<<<<
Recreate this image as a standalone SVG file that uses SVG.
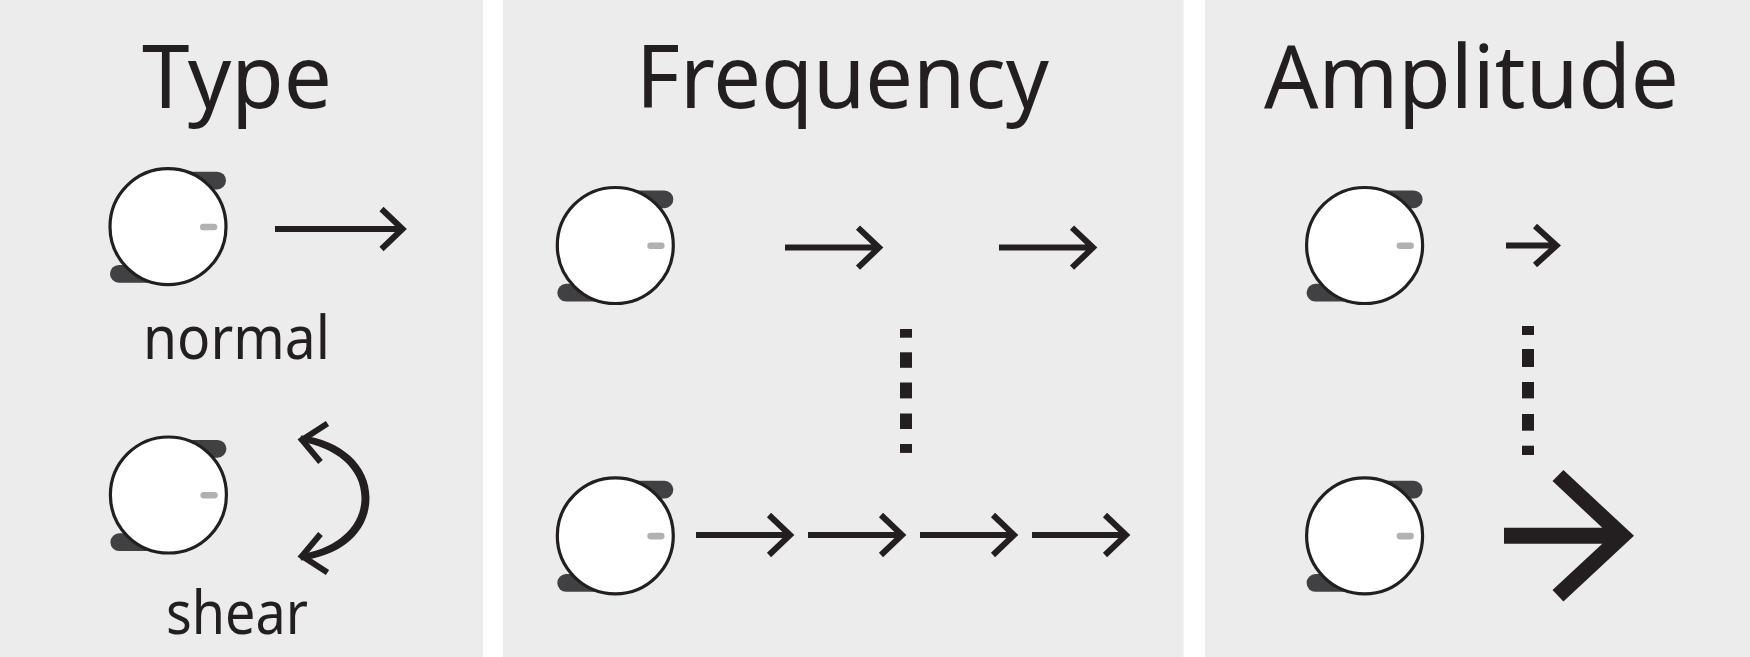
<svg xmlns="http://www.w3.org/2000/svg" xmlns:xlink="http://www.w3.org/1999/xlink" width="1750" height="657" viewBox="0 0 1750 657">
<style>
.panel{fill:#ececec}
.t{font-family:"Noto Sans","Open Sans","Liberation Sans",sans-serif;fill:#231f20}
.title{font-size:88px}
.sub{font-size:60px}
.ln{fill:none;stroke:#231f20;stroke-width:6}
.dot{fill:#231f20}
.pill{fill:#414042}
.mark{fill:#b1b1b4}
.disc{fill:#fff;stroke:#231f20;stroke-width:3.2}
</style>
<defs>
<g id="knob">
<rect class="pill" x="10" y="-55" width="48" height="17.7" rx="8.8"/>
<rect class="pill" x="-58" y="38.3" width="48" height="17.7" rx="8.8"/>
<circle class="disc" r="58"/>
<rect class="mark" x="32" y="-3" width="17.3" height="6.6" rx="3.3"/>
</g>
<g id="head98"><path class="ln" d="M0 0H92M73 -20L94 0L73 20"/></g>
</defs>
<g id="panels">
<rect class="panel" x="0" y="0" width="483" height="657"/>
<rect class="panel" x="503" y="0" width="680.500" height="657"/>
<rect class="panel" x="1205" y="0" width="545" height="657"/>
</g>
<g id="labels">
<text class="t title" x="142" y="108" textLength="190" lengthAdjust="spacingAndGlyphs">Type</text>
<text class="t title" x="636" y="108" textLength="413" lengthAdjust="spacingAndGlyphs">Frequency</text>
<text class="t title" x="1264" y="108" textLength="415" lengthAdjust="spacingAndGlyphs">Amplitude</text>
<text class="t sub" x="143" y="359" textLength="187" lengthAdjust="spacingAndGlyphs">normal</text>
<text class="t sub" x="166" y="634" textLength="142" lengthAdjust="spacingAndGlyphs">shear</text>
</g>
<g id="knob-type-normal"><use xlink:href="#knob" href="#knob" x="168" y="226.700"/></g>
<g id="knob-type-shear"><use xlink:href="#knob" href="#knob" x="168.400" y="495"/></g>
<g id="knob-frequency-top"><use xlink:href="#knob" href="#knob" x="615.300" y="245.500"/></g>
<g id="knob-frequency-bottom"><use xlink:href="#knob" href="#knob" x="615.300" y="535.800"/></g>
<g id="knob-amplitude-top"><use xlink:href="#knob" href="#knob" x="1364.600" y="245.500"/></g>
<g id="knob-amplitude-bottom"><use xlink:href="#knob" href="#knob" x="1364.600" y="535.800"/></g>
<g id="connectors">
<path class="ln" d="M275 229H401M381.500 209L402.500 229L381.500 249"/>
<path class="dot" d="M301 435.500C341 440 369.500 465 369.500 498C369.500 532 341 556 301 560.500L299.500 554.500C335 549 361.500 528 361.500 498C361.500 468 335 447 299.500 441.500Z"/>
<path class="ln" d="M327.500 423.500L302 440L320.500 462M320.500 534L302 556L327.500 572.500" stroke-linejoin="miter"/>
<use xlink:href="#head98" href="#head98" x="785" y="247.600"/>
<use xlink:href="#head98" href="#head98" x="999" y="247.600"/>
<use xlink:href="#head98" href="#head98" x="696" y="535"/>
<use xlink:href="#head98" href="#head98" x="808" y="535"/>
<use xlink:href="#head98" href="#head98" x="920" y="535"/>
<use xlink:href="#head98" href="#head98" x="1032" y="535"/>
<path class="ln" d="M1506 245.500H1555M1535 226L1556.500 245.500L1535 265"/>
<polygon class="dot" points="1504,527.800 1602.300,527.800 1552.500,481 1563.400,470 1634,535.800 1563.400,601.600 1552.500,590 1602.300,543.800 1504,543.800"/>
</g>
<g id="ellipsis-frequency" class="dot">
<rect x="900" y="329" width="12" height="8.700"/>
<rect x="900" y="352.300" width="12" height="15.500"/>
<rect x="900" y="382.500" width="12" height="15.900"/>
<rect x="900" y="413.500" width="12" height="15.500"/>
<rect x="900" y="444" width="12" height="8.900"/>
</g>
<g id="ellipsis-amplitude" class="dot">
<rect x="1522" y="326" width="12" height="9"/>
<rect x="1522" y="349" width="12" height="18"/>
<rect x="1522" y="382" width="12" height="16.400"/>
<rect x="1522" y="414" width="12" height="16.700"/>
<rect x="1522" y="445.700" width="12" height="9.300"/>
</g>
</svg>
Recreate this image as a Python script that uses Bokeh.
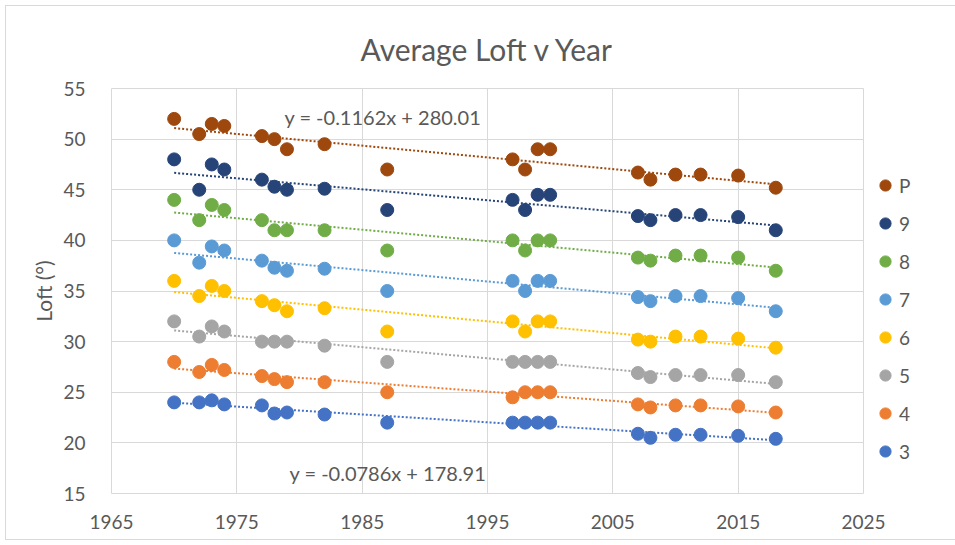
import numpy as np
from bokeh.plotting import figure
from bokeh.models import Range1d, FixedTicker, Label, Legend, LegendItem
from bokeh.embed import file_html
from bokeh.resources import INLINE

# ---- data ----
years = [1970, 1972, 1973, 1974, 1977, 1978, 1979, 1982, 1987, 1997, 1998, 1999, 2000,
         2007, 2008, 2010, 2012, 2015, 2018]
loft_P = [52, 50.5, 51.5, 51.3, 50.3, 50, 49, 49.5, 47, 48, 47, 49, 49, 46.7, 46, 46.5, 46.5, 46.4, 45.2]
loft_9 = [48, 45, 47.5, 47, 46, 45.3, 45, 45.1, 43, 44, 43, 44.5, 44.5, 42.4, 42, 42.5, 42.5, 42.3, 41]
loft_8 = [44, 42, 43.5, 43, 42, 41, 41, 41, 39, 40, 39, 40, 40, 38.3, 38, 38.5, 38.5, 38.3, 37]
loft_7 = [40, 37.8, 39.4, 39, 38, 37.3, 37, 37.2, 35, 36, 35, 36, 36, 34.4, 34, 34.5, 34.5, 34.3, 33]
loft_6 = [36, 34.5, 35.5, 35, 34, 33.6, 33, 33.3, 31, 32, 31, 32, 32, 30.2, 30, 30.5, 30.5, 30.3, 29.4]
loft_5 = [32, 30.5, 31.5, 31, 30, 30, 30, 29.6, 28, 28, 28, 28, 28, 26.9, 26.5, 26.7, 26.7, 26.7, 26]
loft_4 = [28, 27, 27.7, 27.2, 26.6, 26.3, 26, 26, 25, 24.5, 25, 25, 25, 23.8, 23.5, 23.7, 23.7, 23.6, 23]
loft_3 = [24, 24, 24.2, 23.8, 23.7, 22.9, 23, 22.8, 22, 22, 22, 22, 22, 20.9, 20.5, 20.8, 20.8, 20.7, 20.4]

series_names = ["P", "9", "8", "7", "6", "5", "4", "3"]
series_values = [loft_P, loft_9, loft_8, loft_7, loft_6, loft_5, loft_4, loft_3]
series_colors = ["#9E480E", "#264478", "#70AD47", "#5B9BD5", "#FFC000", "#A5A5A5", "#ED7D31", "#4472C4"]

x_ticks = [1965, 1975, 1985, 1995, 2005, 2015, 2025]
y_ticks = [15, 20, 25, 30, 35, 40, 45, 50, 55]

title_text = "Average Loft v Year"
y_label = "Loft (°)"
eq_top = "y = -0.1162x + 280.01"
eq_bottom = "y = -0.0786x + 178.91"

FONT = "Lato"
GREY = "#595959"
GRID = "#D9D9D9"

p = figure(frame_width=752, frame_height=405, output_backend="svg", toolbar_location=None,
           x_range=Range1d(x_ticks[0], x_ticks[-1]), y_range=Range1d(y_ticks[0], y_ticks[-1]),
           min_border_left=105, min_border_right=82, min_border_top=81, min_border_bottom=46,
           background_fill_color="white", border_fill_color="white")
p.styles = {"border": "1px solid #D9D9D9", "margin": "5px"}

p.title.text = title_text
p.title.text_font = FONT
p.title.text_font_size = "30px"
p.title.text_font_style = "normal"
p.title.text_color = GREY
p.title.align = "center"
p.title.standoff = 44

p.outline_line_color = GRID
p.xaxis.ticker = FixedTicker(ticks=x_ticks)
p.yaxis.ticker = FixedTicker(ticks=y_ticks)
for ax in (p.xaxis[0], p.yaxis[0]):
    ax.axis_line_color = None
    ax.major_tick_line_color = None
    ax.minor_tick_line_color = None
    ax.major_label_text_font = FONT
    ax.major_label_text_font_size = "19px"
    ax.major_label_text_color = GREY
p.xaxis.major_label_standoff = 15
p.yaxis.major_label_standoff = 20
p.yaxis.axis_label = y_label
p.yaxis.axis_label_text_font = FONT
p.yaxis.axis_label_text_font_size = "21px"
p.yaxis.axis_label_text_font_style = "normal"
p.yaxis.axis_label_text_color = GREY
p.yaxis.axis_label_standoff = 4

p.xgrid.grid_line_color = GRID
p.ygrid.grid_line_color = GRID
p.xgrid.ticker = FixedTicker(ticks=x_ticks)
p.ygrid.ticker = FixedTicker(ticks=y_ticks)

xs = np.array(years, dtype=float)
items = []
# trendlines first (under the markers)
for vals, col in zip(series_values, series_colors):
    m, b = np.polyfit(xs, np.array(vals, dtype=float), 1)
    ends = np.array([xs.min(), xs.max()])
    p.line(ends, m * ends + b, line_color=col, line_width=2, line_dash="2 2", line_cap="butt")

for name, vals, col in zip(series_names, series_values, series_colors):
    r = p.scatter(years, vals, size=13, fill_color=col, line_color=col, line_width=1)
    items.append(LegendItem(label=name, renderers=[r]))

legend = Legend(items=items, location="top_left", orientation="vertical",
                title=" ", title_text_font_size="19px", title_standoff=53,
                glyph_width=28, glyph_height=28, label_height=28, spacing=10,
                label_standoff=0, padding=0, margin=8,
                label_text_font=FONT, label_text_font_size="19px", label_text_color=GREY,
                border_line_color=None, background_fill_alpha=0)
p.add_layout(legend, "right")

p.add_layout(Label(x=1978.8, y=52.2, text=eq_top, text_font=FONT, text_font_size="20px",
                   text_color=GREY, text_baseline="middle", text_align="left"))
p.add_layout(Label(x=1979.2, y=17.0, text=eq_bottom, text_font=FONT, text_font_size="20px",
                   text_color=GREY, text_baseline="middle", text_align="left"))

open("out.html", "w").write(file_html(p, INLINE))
>>>>
- SHORT TASK -
What's needed is an exact copy of the lines above from the one with "Recreate this image as a Python" through the one with "from bokeh.resources import INLINE", both included; the pictures stay out.

- IN RESPONSE -
Recreate this image as a Python script that uses Bokeh.
import numpy as np
from bokeh.plotting import figure
from bokeh.models import Range1d, FixedTicker, Label, Legend, LegendItem
from bokeh.embed import file_html
from bokeh.resources import INLINE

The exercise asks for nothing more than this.